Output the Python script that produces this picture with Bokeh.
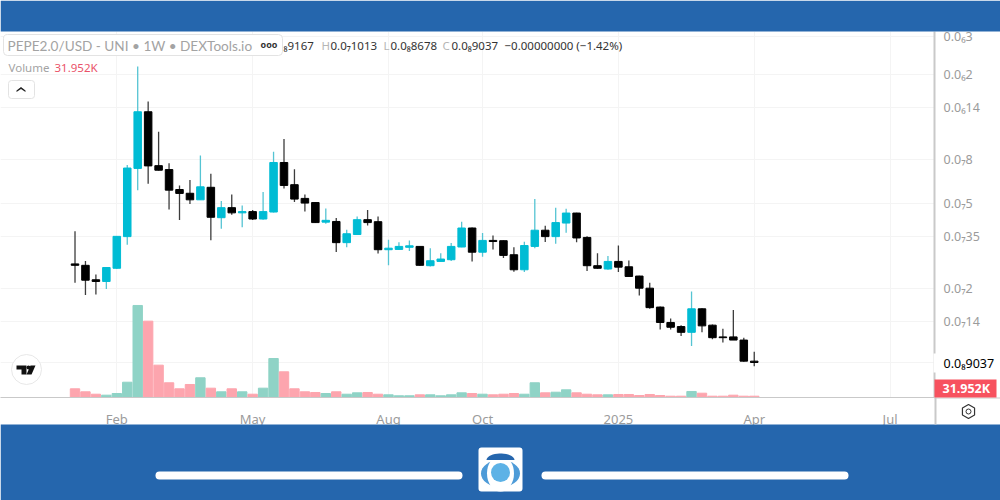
import numpy as np
from bokeh.core.properties import value
from bokeh.embed import file_html
from bokeh.layouts import column
from bokeh.models import ColumnDataSource, FixedTicker, LinearScale, Range1d
from bokeh.plotting import figure
from bokeh.resources import INLINE

# prices are in units of 1e-8 USD, volume in thousands
opens = [2.61, 2.57, 2.20, 2.16, 2.49, 3.50, 7.29, 13.41, 7.51, 7.20,
         5.81, 5.58, 5.20, 5.95, 4.29, 4.78, 4.52, 4.58, 4.23, 4.56,
         7.77, 6.12, 5.28, 5.05, 4.09, 4.12, 3.28, 3.58, 4.20, 4.11,
         3.04, 3.05, 3.12, 3.15, 2.56, 2.68, 2.73, 3.13, 3.84, 2.96,
         3.36, 3.35, 2.88, 2.45, 3.15, 3.75, 3.50, 4.05, 4.51, 3.47,
         2.56, 2.47, 2.68, 2.53, 2.29, 2.01, 1.64, 1.39, 1.33, 1.25,
         1.61, 1.35, 1.19, 1.19, 1.15, 0.9167]
highs = [3.71, 2.69, 2.33, 2.51, 3.51, 7.57, 21.84, 14.99, 10.82, 7.71,
         6.07, 6.44, 8.37, 6.88, 5.13, 5.50, 4.89, 4.66, 5.65, 8.72,
         10.0, 7.23, 5.50, 5.08, 4.73, 4.28, 3.77, 4.34, 4.66, 4.34,
         3.38, 3.29, 3.36, 3.15, 3.09, 2.93, 3.27, 4.11, 3.86, 3.64,
         3.54, 3.36, 3.12, 3.31, 5.24, 3.93, 4.77, 4.72, 4.53, 3.51,
         2.93, 2.84, 3.18, 2.71, 2.30, 2.13, 1.65, 1.45, 1.35, 1.94,
         1.62, 1.36, 1.30, 1.59, 1.18, 1.013]
lows = [2.13, 1.87, 1.88, 1.99, 2.47, 3.21, 5.77, 6.18, 7.13, 4.69,
        4.19, 4.97, 5.20, 3.37, 3.81, 4.43, 3.87, 4.18, 4.20, 4.54,
        5.88, 5.08, 4.59, 4.05, 4.02, 2.97, 3.12, 3.56, 3.95, 2.92,
        2.57, 3.03, 3.00, 2.56, 2.54, 2.67, 2.69, 3.12, 2.68, 2.82,
        3.05, 2.78, 2.40, 2.39, 3.09, 3.30, 3.24, 3.65, 3.29, 2.42,
        2.48, 2.45, 2.39, 2.27, 1.86, 1.61, 1.29, 1.29, 1.20, 1.08,
        1.25, 1.16, 1.12, 1.15, 0.91, 0.8678]
closes = [2.57, 2.19, 2.16, 2.51, 3.51, 7.32, 13.41, 7.49, 7.15, 5.77,
          5.57, 5.20, 5.98, 4.31, 4.78, 4.52, 4.58, 4.23, 4.58, 7.77,
          6.07, 5.24, 5.02, 4.07, 4.17, 3.28, 3.61, 4.20, 4.07, 3.04,
          3.09, 3.15, 3.17, 2.57, 2.70, 2.75, 3.15, 3.84, 2.96, 3.36,
          3.32, 2.86, 2.45, 3.18, 3.75, 3.50, 4.07, 4.51, 3.45, 2.56,
          2.49, 2.68, 2.52, 2.28, 2.01, 1.63, 1.39, 1.32, 1.25, 1.61,
          1.34, 1.18, 1.18, 1.15, 0.9167, 0.9037]
volumes = [214, 140, 81, 57, 98, 376, 2263, 1877, 795, 362,
           214, 320, 485, 229, 140, 214, 140, 81, 229, 959,
           632, 214, 140, 123, 98, 140, 81, 115, 123, 81,
           66, 42, 42, 66, 66, 42, 66, 115, 98, 81,
           66, 81, 98, 81, 362, 115, 130, 189, 115, 81,
           66, 66, 74, 74, 49, 74, 49, 32, 32, 148,
           106, 32, 32, 57, 32, 31.952]

price_ticks = [30, 20, 14, 8, 5, 3.5, 2, 1.4, 0.9]
price_labels = ["0.0₆3", "0.0₆2", "0.0₆14", "0.0₇8", "0.0₇5", "0.0₇35", "0.0₇2", "0.0₇14", ""]
date_ticks = [4, 17, 30, 39, 52, 65, 78]
date_labels = ["Feb", "May", "Aug", "Oct", "2025", "Apr", "Jul"]

FONT = "Noto Sans"
BLUE = "#2566ad"
CYAN = "#00bcd4"
GREY = "#9b9b9b"
LINE = "#c9c9c9"
GRID = "#f4f4f4"

df = ColumnDataSource(data=dict(
    x=list(range(len(opens))),
    high=highs, low=lows, volume=volumes,
    top=[max(o, c) for o, c in zip(opens, closes)],
    bottom=[min(o, c) for o, c in zip(opens, closes)],
    body=[CYAN if c > o else "#000000" for o, c in zip(opens, closes)],
    wick=["#55c4d3" if c > o else "#3c3c3c" for o, c in zip(opens, closes)],
    vol=["#8fd3c6" if c > o else "#fda5ae" for o, c in zip(opens, closes)],
))

p = figure(width=1000, height=500, output_backend="svg", toolbar_location=None, tools="",
           y_axis_type="log", y_axis_location="right",
           x_range=Range1d(-7.13, 82.25), y_range=Range1d(0.62, 31.8),
           min_border_left=0, min_border_right=66, min_border_top=31, min_border_bottom=103,
           outline_line_color=None, frame_align=False)

p.extra_y_ranges = {"volume": Range1d(0, 9000)}
p.extra_y_scales = {"volume": LinearScale()}

p.vbar(x="x", top="volume", bottom=0, width=0.9, color="vol", source=df, y_range_name="volume")
p.segment(x0="x", x1="x", y0="low", y1="high", color="wick", line_width=1.3, source=df)
p.vbar(x="x", top="top", bottom="bottom", width=0.72, fill_color="body", line_color="body",
       line_width=1, source=df)

p.yaxis.ticker = FixedTicker(ticks=price_ticks)
p.yaxis.major_label_overrides = dict(zip(price_ticks, price_labels))
p.xaxis.ticker = FixedTicker(ticks=date_ticks)
p.xaxis.major_label_overrides = dict(zip(date_ticks, date_labels))
for ax in (p.xaxis, p.yaxis):
    ax.major_tick_line_color = None
    ax.minor_tick_line_color = None
    ax.axis_line_color = LINE
    ax.major_label_text_color = GREY
    ax.major_label_text_font = FONT
p.xaxis.major_label_text_font_size = "13px"
p.yaxis.major_label_text_font_size = "12.5px"
p.yaxis.axis_line_width = 2
p.yaxis.major_label_standoff = 3
p.xaxis.major_label_standoff = 6
p.grid.grid_line_color = GRID

# second, see-through figure on top: page furniture in page pixels
c = figure(width=1000, height=500, output_backend="svg", toolbar_location=None, tools="",
           x_range=Range1d(0, 1000), y_range=Range1d(500, 0), x_axis_type=None, y_axis_type=None,
           min_border=0, outline_line_color=None, background_fill_color=None,
           border_fill_color=None, margin=(-500, 0, 0, 0), frame_align=False)
c.grid.visible = False


def box(left, right, top, bottom, fill, line=None, radius=0):
    c.quad(left=left, right=right, top=top, bottom=bottom, fill_color=fill, line_color=line,
           border_radius=radius)


def note(x, y, text, color, size=12, bold=False, font=FONT):
    c.text(x=[x], y=[y], text=[text], text_color=color, text_font=value(font),
           text_font_size=f"{size}px", text_baseline="middle",
           text_font_style="bold" if bold else "normal")


# blue bands and the rest of the axis lines
box(0, 1000, 0, 31, BLUE)
box(0, 1000, 424, 500, BLUE)
box(934, 936, 397, 424, LINE)
box(934, 1000, 397, 398, LINE)

# footer: two pills and the logo
box(155, 462, 471, 479, "#ffffff", radius=4)
box(541, 848, 471, 479, "#ffffff", radius=4)
box(478, 522, 447, 491, "#ffffff", radius=3)
c.ellipse(x=[500], y=[473], width=[39], height=[27], fill_color="#4d9bd8", line_color=None)
c.ellipse(x=[500], y=[473], width=[27], height=[36], fill_color="#ffffff", line_color=None)
c.ellipse(x=[500], y=[472], width=[19], height=[19], fill_color="#5db2e6", line_color=None)
t = np.linspace(np.pi, 0, 20)
c.patch(500 + 14 * np.cos(t), 459.5 - 6.5 * np.sin(t), fill_color=BLUE, line_color=None)

# header legend
box(3, 282, 34, 55, "#ffffff", line="#e3e3e3", radius=4)
note(7, 45, "PEPE2.0/USD - UNI • 1W • DEXTools.io", "#a3a3a3", 13.6, font="Lato")
note(260, 44, "ooo", "#333333", 9, bold=True)
note(283, 45, "₈9167", "#333333", 11.5)
note(321, 45, "H", "#b5b5b5", 11.5)
note(330, 45, "0.0₇1013", "#333333", 11.5)
note(383, 45, "L", "#b5b5b5", 11.5)
note(390, 45, "0.0₈8678", "#333333", 11.5)
note(442, 45, "C", "#b5b5b5", 11.5)
note(451, 45, "0.0₈9037", "#333333", 11.5)
note(504, 45, "−0.00000000 (−1.42%)", "#333333", 11.5)
note(8, 67, "Volume", "#a3a3a3", 11.5)
note(54, 67, "31.952K", "#ea5269", 11.5)
box(8, 34, 80, 98, "#ffffff", line="#e3e3e3", radius=3)
c.patch([16, 20.5, 25, 25, 20.5, 16], [90, 86.5, 90, 91.5, 88.5, 91.5], fill_color="#222222",
        line_color=None)

# last value tags on the price scale
box(933, 1000, 353, 372, "#ffffff")
note(943, 363, "0.0₈9037", "#000000", 12.5)
box(934, 996, 379, 397, "#f7525f")
note(942, 388, "31.952K", "#ffffff", 12.5, bold=True)

# settings icon
a = np.pi / 3 * np.arange(6)
c.patch(968 + 7 * np.sin(a), 411 + 7 * np.cos(a), fill_color=None, line_color="#333333",
        line_width=1.2)
c.ellipse(x=[968], y=[411], width=[5], height=[5], fill_color=None, line_color="#333333")

# TradingView badge
c.ellipse(x=[26], y=[369], width=[30], height=[30], fill_color="#ffffff", line_color="#e8e8e8")
c.patch([16, 26, 26, 21, 21, 16], [365, 365, 374, 374, 369, 369], fill_color="#111111",
        line_color=None)
c.ellipse(x=[28], y=[367], width=[4], height=[4], fill_color="#111111", line_color=None)
c.patch([30, 35, 31, 26], [365, 365, 374, 374], fill_color="#111111", line_color=None)

page = column(p, c, styles={"position": "absolute", "left": "0px", "top": "0px"})
open("out.html", "w").write(file_html(page, INLINE))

▬▬▬

WORK TO DO
Repeat, exactly and in full, each line from the start of the data to the line that contains "from bokeh.resources import INLINE". Pictures do not go in.

ANSWER TO THE EXERCISE
Output the Python script that produces this picture with Bokeh.
import numpy as np
from bokeh.core.properties import value
from bokeh.embed import file_html
from bokeh.layouts import column
from bokeh.models import ColumnDataSource, FixedTicker, LinearScale, Range1d
from bokeh.plotting import figure
from bokeh.resources import INLINE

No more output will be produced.